* Begin *

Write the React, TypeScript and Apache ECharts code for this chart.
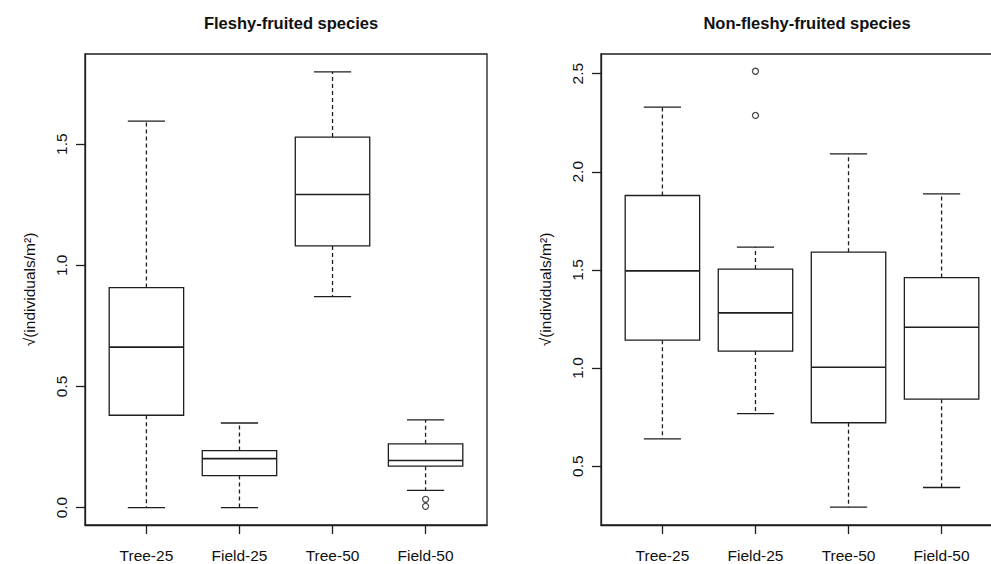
import React, { useEffect, useRef } from "react";
import * as echarts from "echarts";

const categories = ["Tree-25", "Field-25", "Tree-50", "Field-50"];

// [lower whisker, Q1, median, Q3, upper whisker]
const fleshyStats = [
  [0.0, 0.381, 0.662, 0.908, 1.595],
  [0.0, 0.132, 0.202, 0.235, 0.349],
  [0.871, 1.08, 1.292, 1.529, 1.798],
  [0.071, 0.171, 0.194, 0.263, 0.362],
];
// [category index (1-based), value]
const fleshyOutliers = [
  [4, 0.034],
  [4, 0.005],
];

const nonFleshyStats = [
  [0.639, 1.142, 1.495, 1.879, 2.329],
  [0.768, 1.086, 1.281, 1.504, 1.616],
  [0.291, 0.721, 1.004, 1.59, 2.091],
  [0.391, 0.841, 1.208, 1.461, 1.887],
];
const nonFleshyOutliers = [
  [2, 2.512],
  [2, 2.287],
];

const leftTicks = [0, 0.5, 1.0, 1.5];
const rightTicks = [0.5, 1.0, 1.5, 2.0, 2.5];
const xTicks = [1, 2, 3, 4];

const titles = ["Fleshy-fruited species", "Non-fleshy-fruited species"];
const yName = "\u221A(individuals/m\u00B2)";

const FONT = "'Liberation Sans', Arial, Helvetica, sans-serif";
const INK = "#1e1e1e";
const FS = 15.5;

function renderBox(params: any, api: any) {
  const x = api.value(0);
  const pLow = api.coord([x, api.value(1)]);
  const pQ1 = api.coord([x, api.value(2)]);
  const pMed = api.coord([x, api.value(3)]);
  const pQ3 = api.coord([x, api.value(4)]);
  const pHigh = api.coord([x, api.value(5)]);
  const unit = api.size([1, 0])[0];
  const hb = unit * 0.4;
  const hc = unit * 0.2;
  const cx = pMed[0];
  const solid = { stroke: INK, lineWidth: 1.3, fill: "none" };
  const dashed = { stroke: INK, lineWidth: 1.3, lineDash: [4, 3] };
  return {
    type: "group",
    children: [
      { type: "line", shape: { x1: cx, y1: pQ3[1], x2: cx, y2: pHigh[1] }, style: dashed },
      { type: "line", shape: { x1: cx, y1: pQ1[1], x2: cx, y2: pLow[1] }, style: dashed },
      { type: "line", shape: { x1: cx - hc, y1: pHigh[1], x2: cx + hc, y2: pHigh[1] }, style: solid },
      { type: "line", shape: { x1: cx - hc, y1: pLow[1], x2: cx + hc, y2: pLow[1] }, style: solid },
      {
        type: "rect",
        shape: { x: cx - hb, y: pQ3[1], width: 2 * hb, height: pQ1[1] - pQ3[1] },
        style: { stroke: INK, lineWidth: 1.3, fill: "#fff" },
      },
      { type: "line", shape: { x1: cx - hb, y1: pMed[1], x2: cx + hb, y2: pMed[1] }, style: { stroke: INK, lineWidth: 1.6 } },
    ],
  };
}

function toBoxData(stats: number[][]) {
  return stats.map((s, i) => [i + 1, ...s]);
}

export default function App() {
  const ref = useRef<HTMLDivElement>(null);
  useEffect(() => {
    if (!ref.current) return;
    const chart = echarts.init(ref.current, undefined, { renderer: "svg" });
    const gridCommon = {
      top: 54,
      height: 471,
      width: 402,
      show: true,
      borderColor: INK,
      borderWidth: 1.3,
      backgroundColor: "transparent",
    };
    const lineStyle = { color: INK, width: 1.3 };
    const xAxisCommon = {
      type: "value",
      min: 0.34,
      max: 4.66,
      position: "bottom",
      axisLine: { show: true, onZero: false, lineStyle },
      splitLine: { show: false },
      axisTick: { show: true, inside: false, length: 9, customValues: xTicks, lineStyle },
      axisLabel: {
        customValues: xTicks,
        formatter: (v: number) => categories[Math.round(v) - 1] ?? "",
        margin: 22,
        fontSize: FS,
        fontFamily: FONT,
        color: "#111",
      },
    };
    const yAxisCommon = (mn: number, mx: number, ticks: number[]) => ({
      type: "value",
      min: mn,
      max: mx,
      position: "left",
      axisLine: { show: true, onZero: false, lineStyle },
      splitLine: { show: false },
      axisTick: { show: true, inside: false, length: 9, customValues: ticks, lineStyle },
      axisLabel: {
        customValues: ticks,
        rotate: 90,
        formatter: (v: number) => v.toFixed(1),
        margin: 16,
        fontSize: FS,
        fontFamily: FONT,
        color: "#111",
      },
      name: yName,
      nameLocation: "middle",
      nameGap: 48,
      nameTextStyle: { fontSize: FS, fontFamily: FONT, color: "#111" },
    });
    chart.setOption({
      animation: false,
      backgroundColor: "#fff",
      title: [
        {
          text: titles[0],
          left: 286,
          top: 9,
          textAlign: "center",
          textStyle: { fontSize: 16.5, fontWeight: "bold", fontFamily: FONT, color: "#111" },
        },
        {
          text: titles[1],
          left: 802,
          top: 9,
          textAlign: "center",
          textStyle: { fontSize: 16.5, fontWeight: "bold", fontFamily: FONT, color: "#111" },
        },
      ],
      grid: [
        { ...gridCommon, left: 85 },
        { ...gridCommon, left: 601 },
      ],
      xAxis: [
        { ...xAxisCommon, gridIndex: 0 },
        { ...xAxisCommon, gridIndex: 1 },
      ],
      yAxis: [
        { ...yAxisCommon(-0.072, 1.872, leftTicks), gridIndex: 0 },
        { ...yAxisCommon(0.2, 2.6, rightTicks), gridIndex: 1 },
      ],
      series: [
        {
          type: "custom",
          xAxisIndex: 0,
          yAxisIndex: 0,
          renderItem: renderBox,
          data: toBoxData(fleshyStats),
          encode: { x: 0, y: [1, 2, 3, 4, 5] },
          silent: true,
        },
        {
          type: "custom",
          xAxisIndex: 1,
          yAxisIndex: 1,
          renderItem: renderBox,
          data: toBoxData(nonFleshyStats),
          encode: { x: 0, y: [1, 2, 3, 4, 5] },
          silent: true,
        },
        {
          type: "scatter",
          xAxisIndex: 0,
          yAxisIndex: 0,
          symbol: "circle",
          symbolSize: 6,
          itemStyle: { color: "#fff", borderColor: INK, borderWidth: 1.3 },
          data: fleshyOutliers,
          silent: true,
        },
        {
          type: "scatter",
          xAxisIndex: 1,
          yAxisIndex: 1,
          symbol: "circle",
          symbolSize: 6,
          itemStyle: { color: "#fff", borderColor: INK, borderWidth: 1.3 },
          data: nonFleshyOutliers,
          silent: true,
        },
      ],
    });
    return () => chart.dispose();
  }, []);
  return (
    <div style={{ position: "absolute", left: 0, top: 0, width: 991, height: 564, overflow: "hidden", background: "#fff" }}>
      <div ref={ref} style={{ width: 1012, height: 564 }} />
    </div>
  );
}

* End *

▸ **Aim**
Look above for every line with the word "React" and copy it.

▸ **Result of the task**
Write the React, TypeScript and Apache ECharts code for this chart.
import React, { useEffect, useRef } from "react";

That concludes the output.